Copy every line of the records below where the word "this" occurs.

• • • •

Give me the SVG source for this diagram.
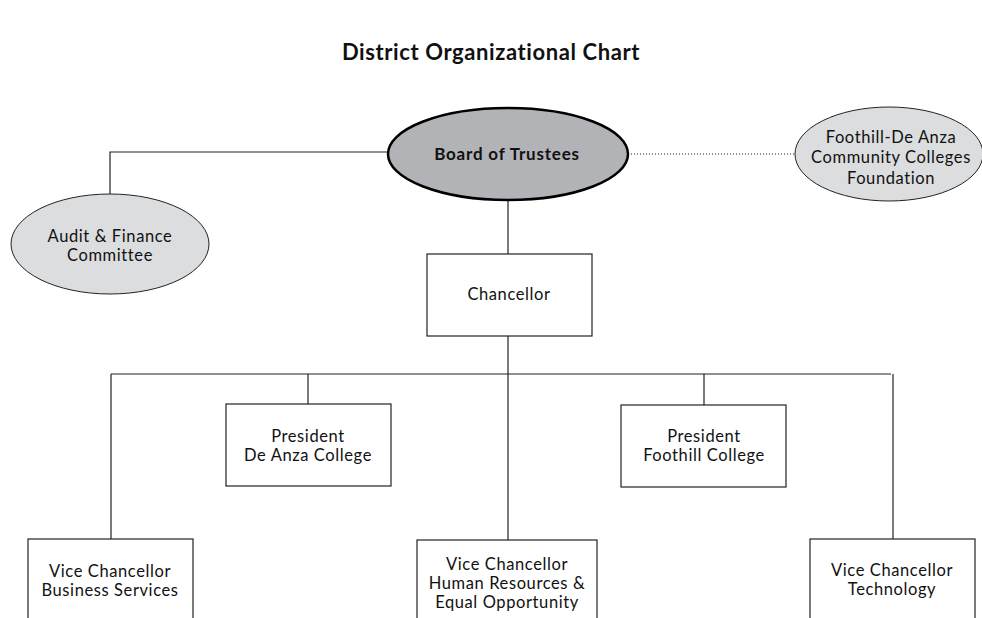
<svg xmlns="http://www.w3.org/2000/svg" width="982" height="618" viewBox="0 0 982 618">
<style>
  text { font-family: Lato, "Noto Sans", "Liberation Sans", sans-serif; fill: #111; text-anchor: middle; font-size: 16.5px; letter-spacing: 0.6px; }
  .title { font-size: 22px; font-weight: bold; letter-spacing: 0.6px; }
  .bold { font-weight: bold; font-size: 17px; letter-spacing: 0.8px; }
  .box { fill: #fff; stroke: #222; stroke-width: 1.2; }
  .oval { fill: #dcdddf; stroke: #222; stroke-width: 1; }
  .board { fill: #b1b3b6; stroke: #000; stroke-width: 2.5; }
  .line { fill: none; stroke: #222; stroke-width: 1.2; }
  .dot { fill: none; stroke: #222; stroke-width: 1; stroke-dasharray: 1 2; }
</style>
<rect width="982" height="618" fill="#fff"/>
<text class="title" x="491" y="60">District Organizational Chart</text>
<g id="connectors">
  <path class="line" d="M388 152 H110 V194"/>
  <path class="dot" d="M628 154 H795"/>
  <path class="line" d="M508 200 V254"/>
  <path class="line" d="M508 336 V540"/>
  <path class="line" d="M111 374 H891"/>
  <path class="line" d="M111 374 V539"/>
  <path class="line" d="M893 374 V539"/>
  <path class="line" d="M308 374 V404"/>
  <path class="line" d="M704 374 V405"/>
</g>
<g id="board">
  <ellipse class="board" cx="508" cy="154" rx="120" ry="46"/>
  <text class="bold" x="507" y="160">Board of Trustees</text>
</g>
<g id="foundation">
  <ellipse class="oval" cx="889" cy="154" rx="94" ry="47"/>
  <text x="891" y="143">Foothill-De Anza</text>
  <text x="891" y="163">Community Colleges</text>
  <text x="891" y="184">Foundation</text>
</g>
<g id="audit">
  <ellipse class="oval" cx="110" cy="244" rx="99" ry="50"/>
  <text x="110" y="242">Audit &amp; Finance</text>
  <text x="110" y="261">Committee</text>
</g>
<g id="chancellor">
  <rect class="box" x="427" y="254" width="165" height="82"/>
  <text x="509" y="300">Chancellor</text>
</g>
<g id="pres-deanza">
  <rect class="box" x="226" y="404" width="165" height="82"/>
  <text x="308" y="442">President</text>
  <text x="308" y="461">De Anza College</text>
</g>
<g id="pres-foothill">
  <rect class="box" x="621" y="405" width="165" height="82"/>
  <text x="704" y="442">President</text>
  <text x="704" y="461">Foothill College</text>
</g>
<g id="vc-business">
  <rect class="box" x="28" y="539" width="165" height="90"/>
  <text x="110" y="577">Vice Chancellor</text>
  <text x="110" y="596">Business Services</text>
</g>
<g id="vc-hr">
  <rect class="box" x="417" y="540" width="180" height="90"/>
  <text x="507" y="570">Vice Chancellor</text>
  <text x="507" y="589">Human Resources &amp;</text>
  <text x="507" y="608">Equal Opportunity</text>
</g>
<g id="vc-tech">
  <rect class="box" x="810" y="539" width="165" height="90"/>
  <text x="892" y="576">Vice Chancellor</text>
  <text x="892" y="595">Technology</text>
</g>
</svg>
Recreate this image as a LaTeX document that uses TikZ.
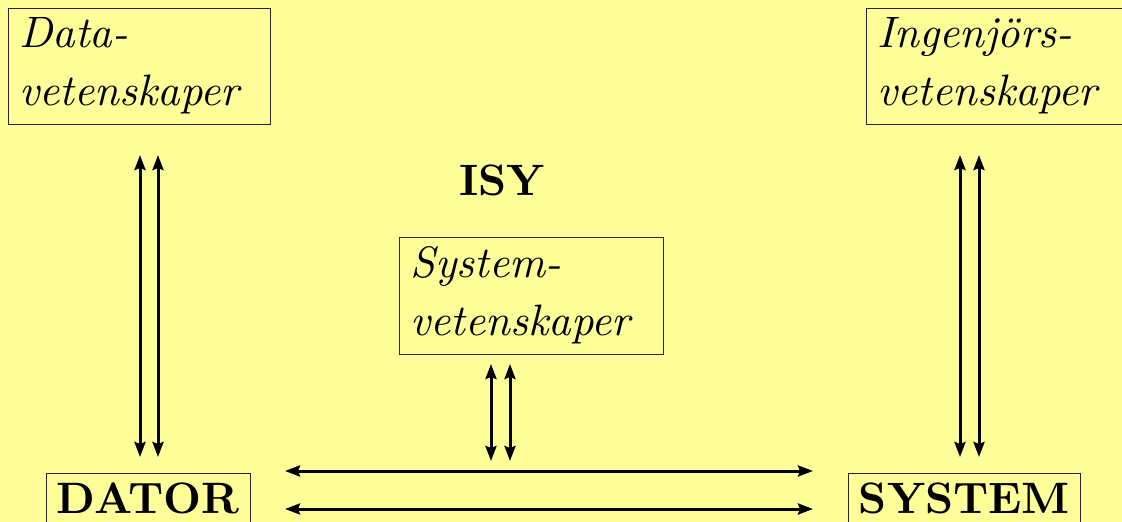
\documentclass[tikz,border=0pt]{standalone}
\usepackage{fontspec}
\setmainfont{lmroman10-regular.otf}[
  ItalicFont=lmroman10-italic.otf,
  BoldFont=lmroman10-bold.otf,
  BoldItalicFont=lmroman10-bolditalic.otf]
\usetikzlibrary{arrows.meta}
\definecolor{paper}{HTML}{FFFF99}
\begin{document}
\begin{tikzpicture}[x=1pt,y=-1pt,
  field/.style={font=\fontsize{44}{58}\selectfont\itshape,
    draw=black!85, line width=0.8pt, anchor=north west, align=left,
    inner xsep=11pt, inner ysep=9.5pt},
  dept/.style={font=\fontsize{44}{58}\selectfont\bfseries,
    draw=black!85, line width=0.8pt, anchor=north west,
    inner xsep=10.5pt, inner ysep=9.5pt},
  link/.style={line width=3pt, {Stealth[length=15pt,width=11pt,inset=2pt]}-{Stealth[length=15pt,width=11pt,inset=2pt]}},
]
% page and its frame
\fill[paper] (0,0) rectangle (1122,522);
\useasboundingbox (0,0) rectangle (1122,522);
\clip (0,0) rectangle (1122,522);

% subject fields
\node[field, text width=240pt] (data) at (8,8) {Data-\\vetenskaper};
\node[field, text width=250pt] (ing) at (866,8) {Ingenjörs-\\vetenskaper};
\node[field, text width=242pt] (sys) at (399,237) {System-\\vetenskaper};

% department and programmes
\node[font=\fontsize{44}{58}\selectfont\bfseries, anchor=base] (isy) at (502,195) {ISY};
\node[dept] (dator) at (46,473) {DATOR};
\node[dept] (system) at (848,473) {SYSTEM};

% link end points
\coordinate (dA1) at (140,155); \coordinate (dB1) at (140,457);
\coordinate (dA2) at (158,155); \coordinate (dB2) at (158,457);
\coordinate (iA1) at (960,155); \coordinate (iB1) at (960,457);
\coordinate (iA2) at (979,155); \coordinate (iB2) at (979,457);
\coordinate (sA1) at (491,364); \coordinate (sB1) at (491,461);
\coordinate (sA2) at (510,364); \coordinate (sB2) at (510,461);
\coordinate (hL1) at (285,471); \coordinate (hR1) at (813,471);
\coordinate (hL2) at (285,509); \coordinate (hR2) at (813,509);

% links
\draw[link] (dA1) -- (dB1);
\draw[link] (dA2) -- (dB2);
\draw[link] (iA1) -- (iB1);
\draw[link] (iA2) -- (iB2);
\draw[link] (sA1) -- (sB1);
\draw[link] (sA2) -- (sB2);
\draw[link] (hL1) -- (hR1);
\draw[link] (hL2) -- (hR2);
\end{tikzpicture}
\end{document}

• • • •

* Written answer *
Give me the SVG source for this diagram.
Recreate this image as a LaTeX document that uses TikZ.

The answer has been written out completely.